Saturday morning was spent at Amwell. Small numbers of Sand Martins had been coming in locally, with a few other early migrants so I  hoped to connect with some. Unfortunately the weather was not co-operative, being cool with a strong westerly wind. I spent the morning chatting to Simon, and later on Barry and Mike. Apart from the pair of Redshank, the lone male Wigeon and decent numbers of (presumed) nesting Herons and Egrets there was not much happening. A walk around Hollycross and the wood produced a couple of singing Chiffchaffs.

Sunday would have been a trip, but though there were a few birds around, it was much the same as previous weeks and  neither Colin or I could summon up the enthusiasm for a long expensive journey. So I decided to have a morning walk around Aston End and the Beane. No sign of any Bullfinch or Little Owl-have yet to find the resident birds this year, though Yellowhammers are more noticeable now with several territories located.
At least seven Buzzards were seen over High Wood, one Meadow Pipit flew over and 21 Redwings were seen heading north along the river (still flowing with a decent amount of water). One Blackcap was heard near the paddocks and there were three or maybe four Chiffchaffs singing.
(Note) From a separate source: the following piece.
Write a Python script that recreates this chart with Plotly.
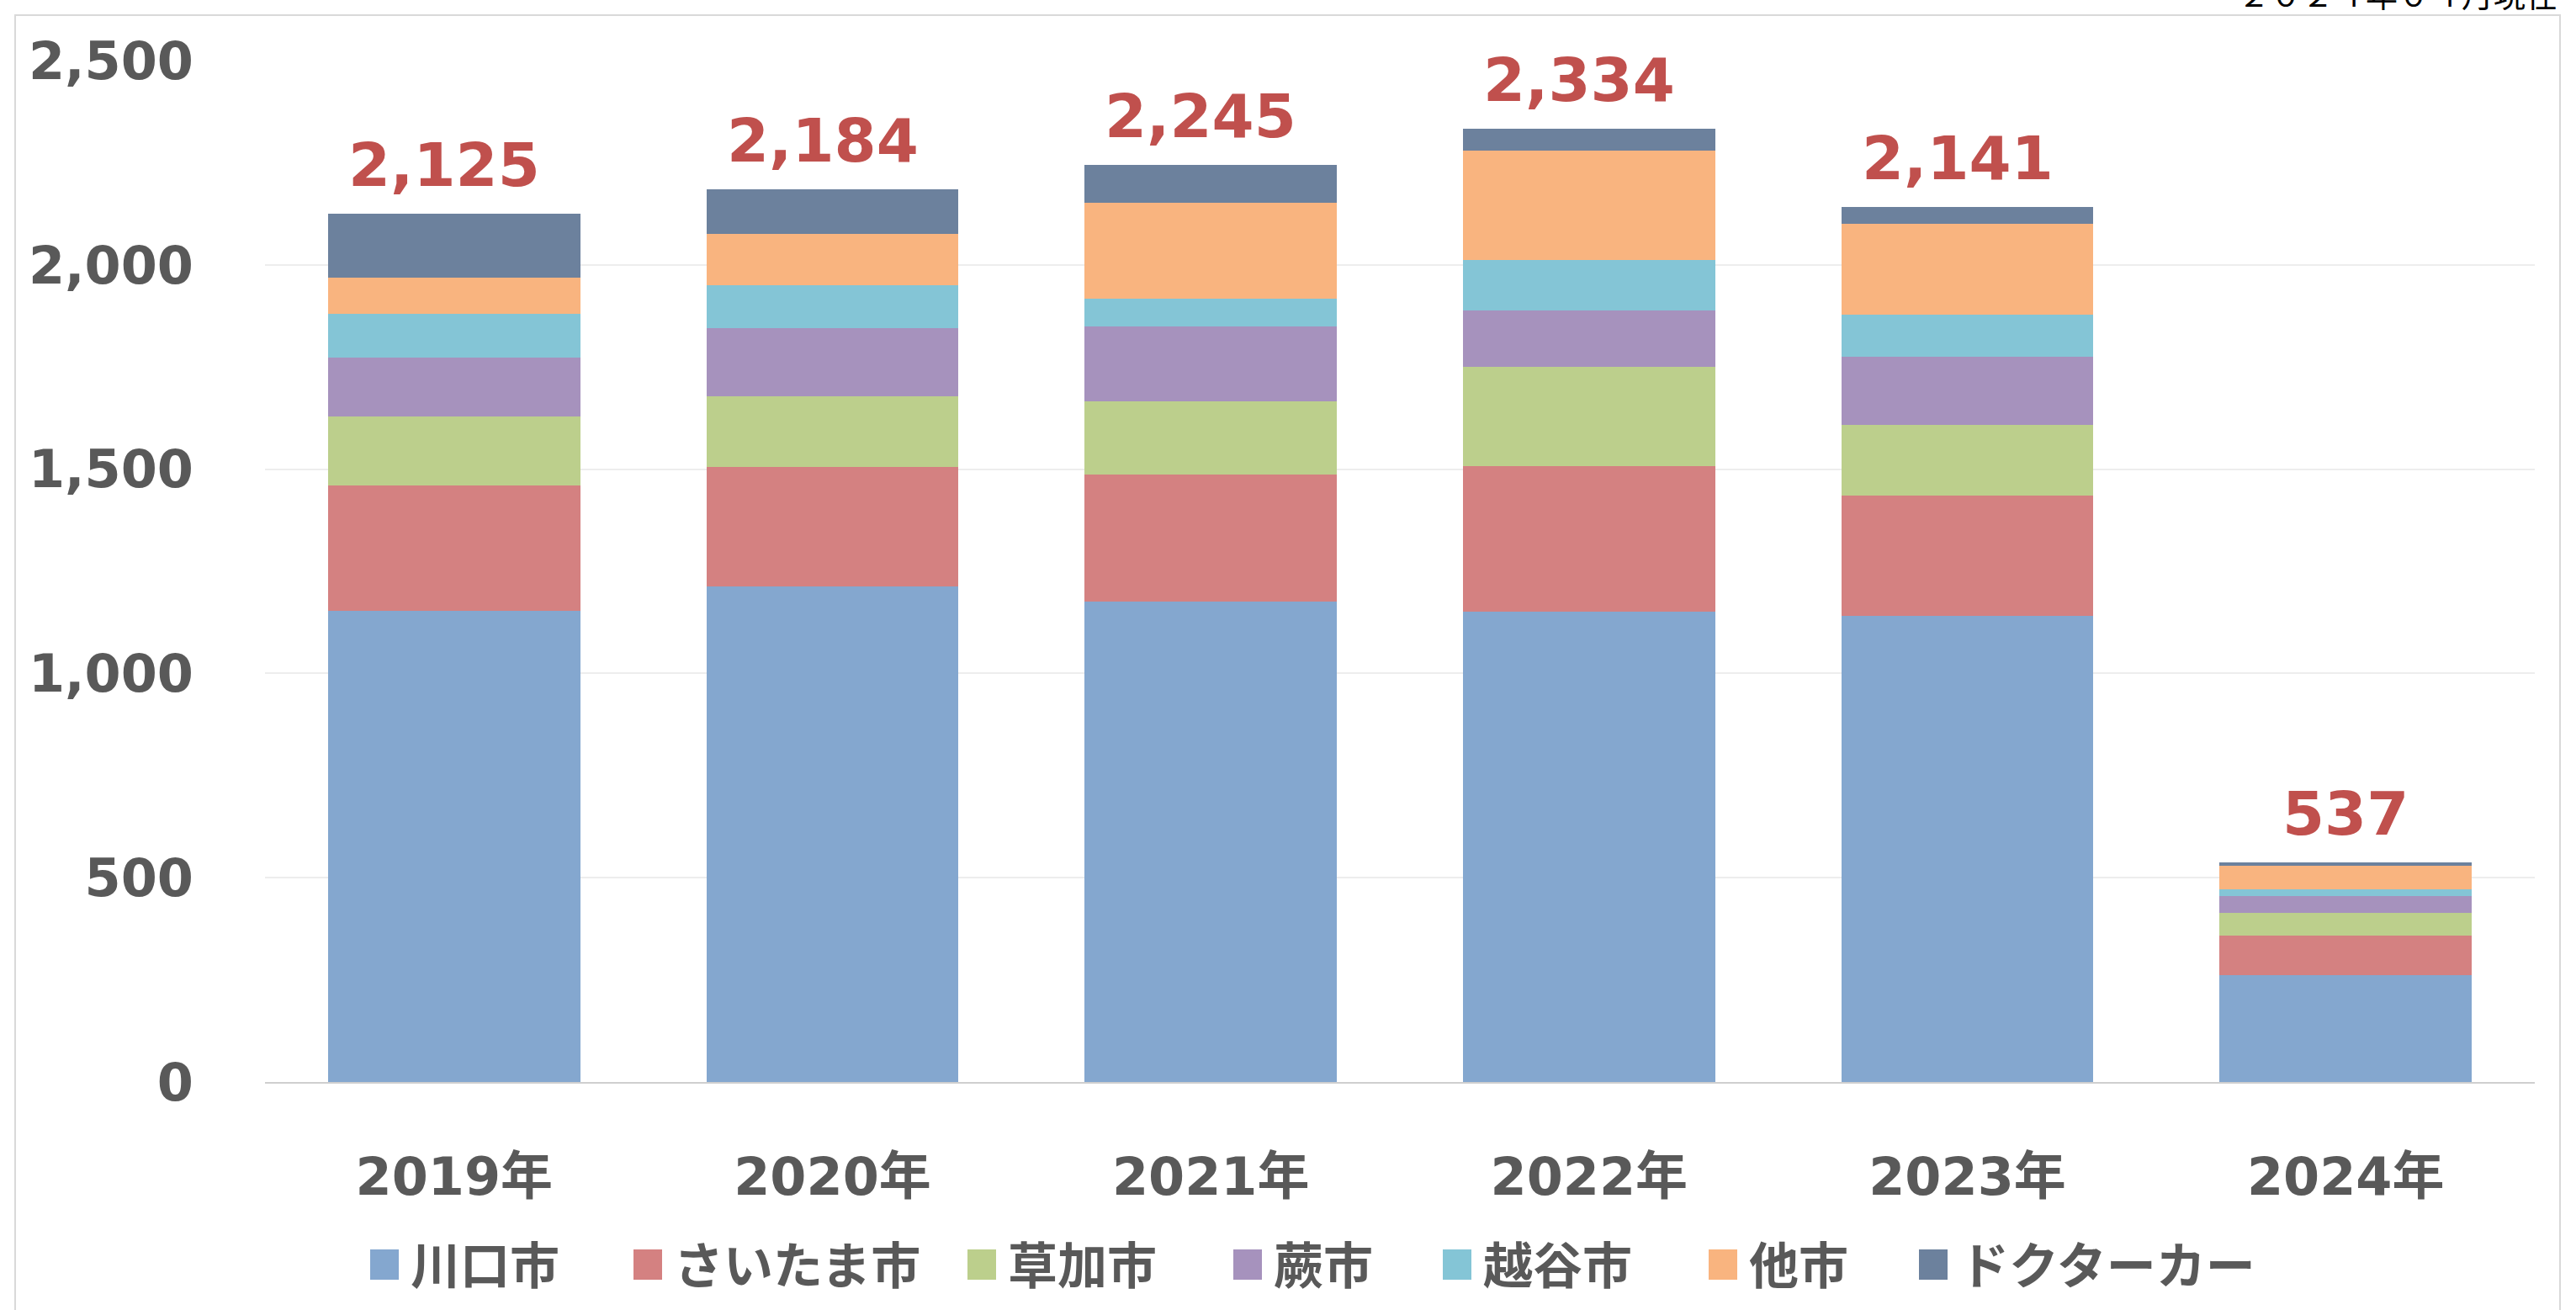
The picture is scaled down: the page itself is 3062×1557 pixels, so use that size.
import plotly.graph_objects as go

years = ["2019年", "2020年", "2021年", "2022年", "2023年", "2024年"]
series_names = ["川口市", "さいたま市", "草加市", "蕨市", "越谷市", "他市", "ドクターカー"]
kawaguchi = [1154, 1213, 1176, 1152, 1140, 261]
saitama = [306, 293, 310, 356, 295, 97]
soka = [168, 173, 179, 243, 174, 56]
warabi = [145, 167, 185, 138, 166, 41]
koshigaya = [107, 105, 68, 122, 103, 16]
others = [88, 125, 234, 269, 223, 58]
doctor_car = [157, 108, 93, 54, 40, 8]
totals = [2125, 2184, 2245, 2334, 2141, 537]
y_ticks = [0, 500, 1000, 1500, 2000, 2500]
note_text = "２０２４年０４月現在"

series_values = [kawaguchi, saitama, soka, warabi, koshigaya, others, doctor_car]
colors = ["#84A7CF", "#D48181", "#BCCF8C", "#A692BD", "#84C5D6", "#F9B47F", "#6C819D"]

W, H = 3062, 1557
L, R, T, B = 315, 49, 72, 271
PW = W - L - R
PH = H - T - B


def px_x(px):
    return (px - L) / PW


def px_y(py):
    return (H - B - py) / PH


NUM_FONT = "DejaVu Sans, Noto Sans CJK JP, sans-serif"
JP_FONT = "Noto Sans CJK JP, DejaVu Sans, sans-serif"
GREY = "#595959"

fig = go.Figure()
for name, vals, col in zip(series_names, series_values, colors):
    fig.add_trace(go.Bar(
        x=years, y=vals, name=name,
        marker=dict(color=col, line=dict(width=0)),
        showlegend=False,
    ))

annotations = []
for yr, tot in zip(years, totals):
    annotations.append(dict(
        x=yr, y=tot, xref="x", yref="y",
        text=f"{tot:,}", showarrow=False,
        yanchor="middle", xanchor="center", yshift=58,
        xshift=-12 if tot >= 1000 else 0,
        font=dict(family=NUM_FONT, size=72, color="#C0504D", weight="bold"),
    ))

# custom legend
legend_lefts = [440, 753, 1150, 1466, 1715, 2031, 2281]
shapes = []
for name, col, lx in zip(series_names, colors, legend_lefts):
    shapes.append(dict(
        type="rect", xref="paper", yref="paper",
        x0=px_x(lx), x1=px_x(lx + 34), y0=px_y(1521), y1=px_y(1485),
        fillcolor=col, line=dict(width=0), layer="above",
    ))
    annotations.append(dict(
        x=px_x(lx + 46), y=px_y(1500), xref="paper", yref="paper",
        text=name, showarrow=False, xanchor="left", yanchor="middle",
        font=dict(family=JP_FONT, size=59, color=GREY, weight="bold"),
    ))

# outer chart border
shapes.append(dict(
    type="rect", xref="paper", yref="paper",
    x0=px_x(18), x1=px_x(3043), y0=px_y(1600), y1=px_y(18),
    line=dict(color="#D9D9D9", width=2), fillcolor="rgba(0,0,0,0)", layer="below",
))

# note at top-right
annotations.append(dict(
    x=px_x(3042), y=px_y(21), xref="paper", yref="paper",
    text=note_text, showarrow=False, xanchor="right", yanchor="bottom",
    font=dict(family=JP_FONT, size=38, color="#000000"),
))

fig.update_layout(
    width=W, height=H,
    margin=dict(l=L, r=R, t=T, b=B, pad=0),
    barmode="stack",
    bargap=0.333,
    plot_bgcolor="white",
    paper_bgcolor="white",
    showlegend=False,
    annotations=annotations,
    shapes=shapes,
    xaxis=dict(
        showgrid=False, zeroline=False,
        showline=True, linecolor="#CFCFCF", linewidth=2,
        ticks="", ticklabelstandoff=58,
        tickfont=dict(family=NUM_FONT, size=62, color=GREY, weight="bold"),
    ),
    yaxis=dict(
        range=[0, 2500], tickvals=y_ticks, tickformat=",",
        showgrid=True, gridcolor="#EDEDED", gridwidth=2,
        zeroline=False, showline=False,
        ticks="", ticklabelstandoff=84,
        tickfont=dict(family=NUM_FONT, size=62, color=GREY, weight="bold"),
    ),
)

fig.write_html("out.html")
Rather cold and windy for the Skylarks though a few were singing.
Simon mentioned yesterday that the Blackthorn was flowering rather earlier than usual. Had not noticed at the time-I assumed that the white blossom had been early flowering cherries, but a lot of the bushes along the Beane were in full flower. However many others were still in tight bud, and sun/shade seemed to have little to do with it. The same seemed to be the case with some of the willows.

Today I had an extended lunch break and spent half an hour at Norton trying and failing to find the two Wheatear reported earlier. It was a nice sunny day, but rather cold and windy. I met a guy who had seen them much earlier, and they had either moved off or were seeking shelter. I did notice that the grass/sedge clumps were much larger than usual, presumably due to the milder winter by so there was a lot of places for birds to hide. Two Grey Partridge were the only birds of note.